So as concerned to the circular motion both the books are right.
Thanks for that explanation.

7. Nov 15, 2013

### nasu

Of course it is. The linear velocity vector is tangent to the trajectory.
The confusion comes from the fact that in some textbooks they use "tangential" velocity to differentiate it from "angular" velocity.
I think that is better to use "linear" velocity and "angular" velocity. Like in your first example.
The linear velocity is tangent to the trajectory so if you call it tangential velocity is not untrue but can be confusing.

On the other hand, what Tanya shows in green as the component that matters for calculating the angular acceleration is perpendicular to the position vector from O but it is not the tangential component, as tangential refers usually to "tangent to the trajectory".

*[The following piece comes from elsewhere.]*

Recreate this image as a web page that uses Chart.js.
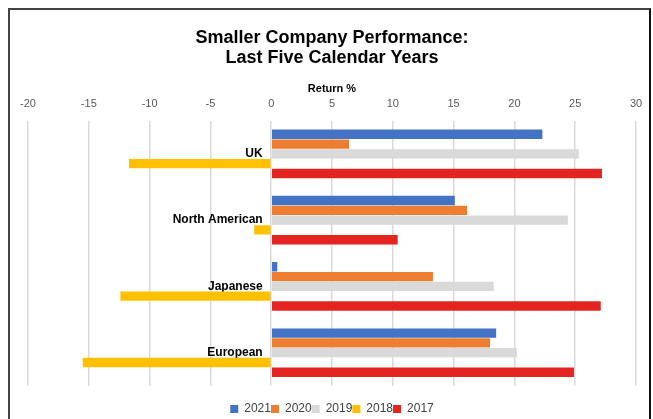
<!DOCTYPE html>
<html>
<head>
<meta charset="utf-8">
<script src="https://cdn.jsdelivr.net/npm/chart.js@4/dist/chart.umd.min.js"></script>
<style>
  html, body { margin: 0; padding: 0; background: #fff; overflow: hidden; width: 653px; height: 419px; }
  #wrap { position: absolute; left: 0; top: 0; width: 653px; height: 419px; }
  #frame { position: absolute; left: 8px; top: 8px; width: 639px; height: 600px;
           border-left: 2px solid #444; border-top: 2px solid #444; border-right: 2px solid #111;
           pointer-events: none; box-sizing: content-box; }
</style>
</head>
<body>
<div id="wrap"><canvas id="c" width="653" height="419"></canvas></div>
<div id="frame"></div>
<script>
const categories = ['UK', 'North American', 'Japanese', 'European'];
const seriesNames = ['2021', '2020', '2019', '2018', '2017'];
const values2021 = [22.3, 15.1, 0.5, 18.5];
const values2020 = [6.4, 16.1, 13.3, 18.0];
const values2019 = [25.3, 24.4, 18.3, 20.2];
const values2018 = [-11.7, -1.4, -12.4, -15.5];
const values2017 = [27.2, 10.4, 27.1, 24.9];
const xTickMin = -20, xTickMax = 30, xTickStep = 5;

const colors = ['#4472C4', '#ED7D31', '#D9D9D9', '#FFC000', '#E42421'];
const allValues = [values2021, values2020, values2019, values2018, values2017];

const FONT = "'Liberation Sans', Arial, sans-serif";

new Chart(document.getElementById('c'), {
  type: 'bar',
  data: {
    labels: categories,
    datasets: seriesNames.map((n, i) => ({
      label: n,
      data: allValues[i],
      backgroundColor: colors[i],
      borderWidth: 0,
      barPercentage: 0.95,
      categoryPercentage: 0.74
    }))
  },
  options: {
    indexAxis: 'y',
    responsive: false,
    animation: false,
    devicePixelRatio: 1,
    layout: { padding: { left: 28, right: 17, top: 0, bottom: -6 } },
    plugins: {
      title: {
        display: true,
        text: ['Smaller Company Performance:', 'Last Five Calendar Years'],
        color: '#000',
        font: { family: FONT, size: 18, weight: 'bold', lineHeight: 1.12 },
        padding: { top: 28, bottom: 10 }
      },
      legend: {
        position: 'bottom',
        title: { display: true, text: ' ', font: { size: 1 }, padding: { top: 16, bottom: 0 } },
        labels: {
          boxWidth: 8, boxHeight: 8, padding: 0,
          color: '#404040',
          font: { family: FONT, size: 12 }
        }
      },
      tooltip: { enabled: false }
    },
    scales: {
      x: {
        position: 'top',
        min: xTickMin, max: xTickMax,
        ticks: { stepSize: xTickStep, color: '#595959', font: { family: FONT, size: 11 }, padding: 10 },
        grid: { color: '#D9D9D9', lineWidth: 1.5, drawTicks: false },
        border: { display: false },
        title: { display: true, text: 'Return %', color: '#000', font: { family: FONT, size: 11, weight: 'bold' }, padding: { top: 4, bottom: -8 } }
      },
      y: {
        position: { x: -0.7 },
        grid: { display: false, drawTicks: false },
        border: { display: false },
        ticks: { color: '#000', font: { family: FONT, size: 12, weight: 'bold' } }
      }
    }
  }
});
</script>
</body>
</html>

So I think that in general none of the definitions is "right". Even overlooking the problem with vector division (assuming that they mean magnitudes of the vectors).

Last edited: Nov 15, 2013
8. Nov 15, 2013

### Tanya Sharma

haruspex...Thanks for the quibble :)

9. Nov 15, 2013

### Tanya Sharma

nil1996...

I apologize for using an incorrect term "tangential component of velocity" in post#2 .Instead, please read it as "component of velocity orthogonal(perpendicular) to the position vector(radius) of the particle with respect to the origin".

Last edited: Nov 15, 2013
10. Nov 21, 2013

### nil1996

thanks got it right :)